When my youngest child leaves for college and I am sitting in my quiet house missing everybody and all the mess and the noise, and I am feeling old, lonely and pathetic, I am going to look up on the wall of my kitchen, there above the coffee maker, where I wrote myself a note.
Sit down, drink an entire cup of hot coffee, enjoy it.
I own a bazillion white coffee mugs I bought in a huge box at a restaurant supply store. Why? Because I leave half-drunk cups of coffee all over my house. I seem to have some sort of middle-aged dementia when it comes to where did I put my coffee?
Every morning I start out with the best of intentions, but then somebody needs me to find their shoes, or a couple some bodies get into a fight over the blue Legos, or I just walk upstairs and put it in the linen closet.
Some of my mom friends get up early to have some quiet time in their day, time for the ritual of that first cup of coffee. Like meditation, yoga or a hot shower, preparing them for the day about to begin. I believe in ritual and hot showers, but not enough to get up at 5:30.
Today, after getting the older children off to school, I poured my third or maybe fourth cup and sat down at my computer. Within minutes, my 3-year old peed on the playroom carpet.
After I cleaned that up, I found my half-drunk cup on top of the washing machine, cold.

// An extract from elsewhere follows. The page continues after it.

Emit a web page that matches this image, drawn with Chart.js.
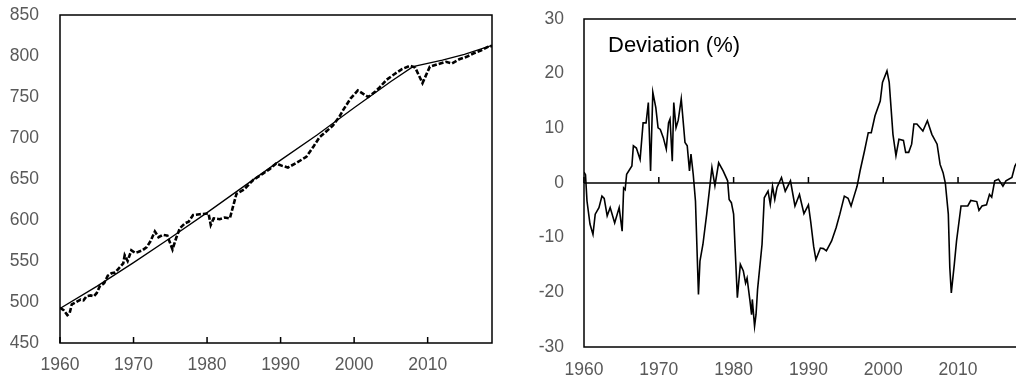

I tried again. The coffee was gone. So I sat down to tell the dog all about it. He fell asleep beside me as my youngest child played upstairs.
The moment was so peaceful, filled with nothing but the sound of my daughter playing, the sleeping dog at my feet, open windows and the breeze. If I were drinking a hot coffee and some was blog creating itself, the morning would be perfect.
But perfect never happens does it? It’s all about trying to get the moments where they are, for what they are, ordinary, simple, a quiet morning at home with the sleeping dog and a young child.
I think I will just hold on to all these half-drunk cups of cold coffee decorating the tops of radiator covers and the washing machine, and give thanks for the child who needed me for something more important than drinking a hot coffee, like dry underpants.